What is needed:
Provide an exact copy of the data, excluding the images.

Given data:

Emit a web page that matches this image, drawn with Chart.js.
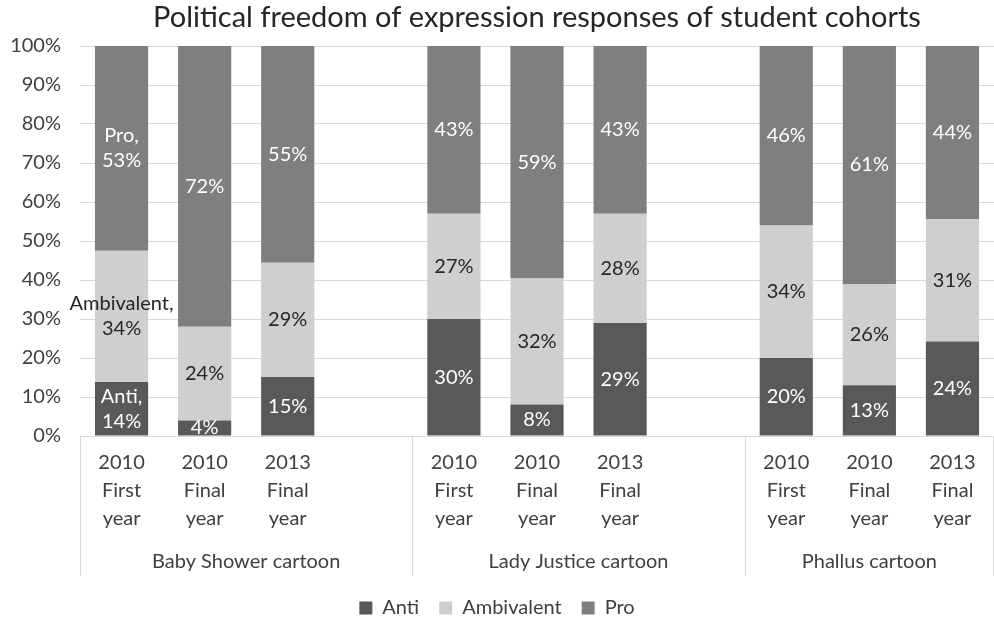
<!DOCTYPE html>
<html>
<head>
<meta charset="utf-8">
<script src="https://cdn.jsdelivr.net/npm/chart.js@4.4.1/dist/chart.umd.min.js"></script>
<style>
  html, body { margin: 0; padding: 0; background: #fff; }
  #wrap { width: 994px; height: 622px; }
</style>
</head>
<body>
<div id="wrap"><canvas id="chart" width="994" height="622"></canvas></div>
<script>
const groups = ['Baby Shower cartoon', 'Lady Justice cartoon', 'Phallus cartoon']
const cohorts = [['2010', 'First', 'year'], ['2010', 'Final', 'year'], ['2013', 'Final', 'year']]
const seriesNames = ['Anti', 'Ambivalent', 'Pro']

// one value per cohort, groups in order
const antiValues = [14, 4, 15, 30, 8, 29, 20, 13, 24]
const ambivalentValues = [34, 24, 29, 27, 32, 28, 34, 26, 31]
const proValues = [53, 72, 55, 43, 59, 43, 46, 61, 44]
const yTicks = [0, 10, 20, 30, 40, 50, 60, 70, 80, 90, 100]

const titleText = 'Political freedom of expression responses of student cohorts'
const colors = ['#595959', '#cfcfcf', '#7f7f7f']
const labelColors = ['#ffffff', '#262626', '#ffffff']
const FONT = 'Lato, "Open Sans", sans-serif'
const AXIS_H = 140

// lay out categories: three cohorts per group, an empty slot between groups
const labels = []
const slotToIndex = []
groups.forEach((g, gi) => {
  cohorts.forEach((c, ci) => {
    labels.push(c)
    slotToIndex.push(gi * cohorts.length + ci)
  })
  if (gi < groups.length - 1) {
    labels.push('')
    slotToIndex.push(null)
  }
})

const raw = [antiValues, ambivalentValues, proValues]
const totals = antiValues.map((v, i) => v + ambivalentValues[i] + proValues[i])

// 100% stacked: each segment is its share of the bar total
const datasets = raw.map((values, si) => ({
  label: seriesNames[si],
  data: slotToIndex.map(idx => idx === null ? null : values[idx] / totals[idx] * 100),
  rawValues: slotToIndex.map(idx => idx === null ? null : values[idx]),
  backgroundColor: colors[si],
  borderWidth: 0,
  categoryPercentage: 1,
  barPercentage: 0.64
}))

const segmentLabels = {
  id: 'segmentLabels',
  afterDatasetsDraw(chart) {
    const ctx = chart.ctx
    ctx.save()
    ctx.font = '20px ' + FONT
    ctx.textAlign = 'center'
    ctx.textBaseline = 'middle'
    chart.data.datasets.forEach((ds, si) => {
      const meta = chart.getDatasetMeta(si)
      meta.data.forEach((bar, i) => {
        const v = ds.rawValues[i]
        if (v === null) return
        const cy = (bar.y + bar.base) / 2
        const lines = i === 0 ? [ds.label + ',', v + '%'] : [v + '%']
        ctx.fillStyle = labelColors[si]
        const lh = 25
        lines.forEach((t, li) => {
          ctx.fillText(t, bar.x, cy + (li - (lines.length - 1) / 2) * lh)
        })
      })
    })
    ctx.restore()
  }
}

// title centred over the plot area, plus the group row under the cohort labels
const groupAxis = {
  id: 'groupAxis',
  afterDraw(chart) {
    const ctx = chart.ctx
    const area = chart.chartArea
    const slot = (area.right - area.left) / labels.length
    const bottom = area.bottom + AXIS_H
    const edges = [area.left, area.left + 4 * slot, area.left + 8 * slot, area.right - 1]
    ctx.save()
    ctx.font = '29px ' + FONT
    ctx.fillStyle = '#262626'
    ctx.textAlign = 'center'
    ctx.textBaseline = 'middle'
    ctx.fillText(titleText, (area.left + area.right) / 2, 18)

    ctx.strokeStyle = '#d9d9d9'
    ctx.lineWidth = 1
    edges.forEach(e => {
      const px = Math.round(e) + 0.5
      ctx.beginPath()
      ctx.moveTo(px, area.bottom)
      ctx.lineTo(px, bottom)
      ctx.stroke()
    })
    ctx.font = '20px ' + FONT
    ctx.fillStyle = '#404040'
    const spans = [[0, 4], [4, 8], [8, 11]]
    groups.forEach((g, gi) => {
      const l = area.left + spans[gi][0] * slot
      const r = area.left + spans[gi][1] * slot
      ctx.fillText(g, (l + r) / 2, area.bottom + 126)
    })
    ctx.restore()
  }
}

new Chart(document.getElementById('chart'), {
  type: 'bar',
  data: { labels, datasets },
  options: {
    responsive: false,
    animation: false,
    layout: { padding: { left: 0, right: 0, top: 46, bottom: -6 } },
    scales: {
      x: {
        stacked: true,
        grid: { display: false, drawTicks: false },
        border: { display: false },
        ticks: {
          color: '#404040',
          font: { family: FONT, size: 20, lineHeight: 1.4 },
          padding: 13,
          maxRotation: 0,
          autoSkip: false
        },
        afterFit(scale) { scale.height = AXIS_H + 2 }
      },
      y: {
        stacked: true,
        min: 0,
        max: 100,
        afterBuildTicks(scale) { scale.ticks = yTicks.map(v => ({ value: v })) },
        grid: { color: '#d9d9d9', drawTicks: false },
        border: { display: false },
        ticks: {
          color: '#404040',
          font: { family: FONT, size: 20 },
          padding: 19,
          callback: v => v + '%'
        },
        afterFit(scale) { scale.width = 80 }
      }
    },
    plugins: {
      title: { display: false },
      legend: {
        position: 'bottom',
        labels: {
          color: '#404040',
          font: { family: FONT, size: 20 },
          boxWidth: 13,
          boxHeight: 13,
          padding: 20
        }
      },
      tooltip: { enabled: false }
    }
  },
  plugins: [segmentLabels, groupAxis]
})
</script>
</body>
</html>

Full response:
Emit a web page that matches this image, drawn with Chart.js.
<!DOCTYPE html>
<html>
<head>
<meta charset="utf-8">
<script src="https://cdn.jsdelivr.net/npm/chart.js@4.4.1/dist/chart.umd.min.js"></script>
<style>
  html, body { margin: 0; padding: 0; background: #fff; }
  #wrap { width: 994px; height: 622px; }
</style>
</head>
<body>
<div id="wrap"><canvas id="chart" width="994" height="622"></canvas></div>
<script>
const groups = ['Baby Shower cartoon', 'Lady Justice cartoon', 'Phallus cartoon']
const cohorts = [['2010', 'First', 'year'], ['2010', 'Final', 'year'], ['2013', 'Final', 'year']]
const seriesNames = ['Anti', 'Ambivalent', 'Pro']

// one value per cohort, groups in order
const antiValues = [14, 4, 15, 30, 8, 29, 20, 13, 24]
const ambivalentValues = [34, 24, 29, 27, 32, 28, 34, 26, 31]
const proValues = [53, 72, 55, 43, 59, 43, 46, 61, 44]
const yTicks = [0, 10, 20, 30, 40, 50, 60, 70, 80, 90, 100]

const titleText = 'Political freedom of expression responses of student cohorts'
const colors = ['#595959', '#cfcfcf', '#7f7f7f']
const labelColors = ['#ffffff', '#262626', '#ffffff']
const FONT = 'Lato, "Open Sans", sans-serif'
const AXIS_H = 140

// lay out categories: three cohorts per group, an empty slot between groups
const labels = []
const slotToIndex = []
groups.forEach((g, gi) => {
  cohorts.forEach((c, ci) => {
    labels.push(c)
    slotToIndex.push(gi * cohorts.length + ci)
  })
  if (gi < groups.length - 1) {
    labels.push('')
    slotToIndex.push(null)
  }
})

const raw = [antiValues, ambivalentValues, proValues]
const totals = antiValues.map((v, i) => v + ambivalentValues[i] + proValues[i])

// 100% stacked: each segment is its share of the bar total
const datasets = raw.map((values, si) => ({
  label: seriesNames[si],
  data: slotToIndex.map(idx => idx === null ? null : values[idx] / totals[idx] * 100),
  rawValues: slotToIndex.map(idx => idx === null ? null : values[idx]),
  backgroundColor: colors[si],
  borderWidth: 0,
  categoryPercentage: 1,
  barPercentage: 0.64
}))

const segmentLabels = {
  id: 'segmentLabels',
  afterDatasetsDraw(chart) {
    const ctx = chart.ctx
    ctx.save()
    ctx.font = '20px ' + FONT
    ctx.textAlign = 'center'
    ctx.textBaseline = 'middle'
    chart.data.datasets.forEach((ds, si) => {
      const meta = chart.getDatasetMeta(si)
      meta.data.forEach((bar, i) => {
        const v = ds.rawValues[i]
        if (v === null) return
        const cy = (bar.y + bar.base) / 2
        const lines = i === 0 ? [ds.label + ',', v + '%'] : [v + '%']
        ctx.fillStyle = labelColors[si]
        const lh = 25
        lines.forEach((t, li) => {
          ctx.fillText(t, bar.x, cy + (li - (lines.length - 1) / 2) * lh)
        })
      })
    })
    ctx.restore()
  }
}

// title centred over the plot area, plus the group row under the cohort labels
const groupAxis = {
  id: 'groupAxis',
  afterDraw(chart) {
    const ctx = chart.ctx
    const area = chart.chartArea
    const slot = (area.right - area.left) / labels.length
    const bottom = area.bottom + AXIS_H
    const edges = [area.left, area.left + 4 * slot, area.left + 8 * slot, area.right - 1]
    ctx.save()
    ctx.font = '29px ' + FONT
    ctx.fillStyle = '#262626'
    ctx.textAlign = 'center'
    ctx.textBaseline = 'middle'
    ctx.fillText(titleText, (area.left + area.right) / 2, 18)

    ctx.strokeStyle = '#d9d9d9'
    ctx.lineWidth = 1
    edges.forEach(e => {
      const px = Math.round(e) + 0.5
      ctx.beginPath()
      ctx.moveTo(px, area.bottom)
      ctx.lineTo(px, bottom)
      ctx.stroke()
    })
    ctx.font = '20px ' + FONT
    ctx.fillStyle = '#404040'
    const spans = [[0, 4], [4, 8], [8, 11]]
    groups.forEach((g, gi) => {
      const l = area.left + spans[gi][0] * slot
      const r = area.left + spans[gi][1] * slot
      ctx.fillText(g, (l + r) / 2, area.bottom + 126)
    })
    ctx.restore()
  }
}

new Chart(document.getElementById('chart'), {
  type: 'bar',
  data: { labels, datasets },
  options: {
    responsive: false,
    animation: false,
    layout: { padding: { left: 0, right: 0, top: 46, bottom: -6 } },
    scales: {
      x: {
        stacked: true,
        grid: { display: false, drawTicks: false },
        border: { display: false },
        ticks: {
          color: '#404040',
          font: { family: FONT, size: 20, lineHeight: 1.4 },
          padding: 13,
          maxRotation: 0,
          autoSkip: false
        },
        afterFit(scale) { scale.height = AXIS_H + 2 }
      },
      y: {
        stacked: true,
        min: 0,
        max: 100,
        afterBuildTicks(scale) { scale.ticks = yTicks.map(v => ({ value: v })) },
        grid: { color: '#d9d9d9', drawTicks: false },
        border: { display: false },
        ticks: {
          color: '#404040',
          font: { family: FONT, size: 20 },
          padding: 19,
          callback: v => v + '%'
        },
        afterFit(scale) { scale.width = 80 }
      }
    },
    plugins: {
      title: { display: false },
      legend: {
        position: 'bottom',
        labels: {
          color: '#404040',
          font: { family: FONT, size: 20 },
          boxWidth: 13,
          boxHeight: 13,
          padding: 20
        }
      },
      tooltip: { enabled: false }
    }
  },
  plugins: [segmentLabels, groupAxis]
})
</script>
</body>
</html>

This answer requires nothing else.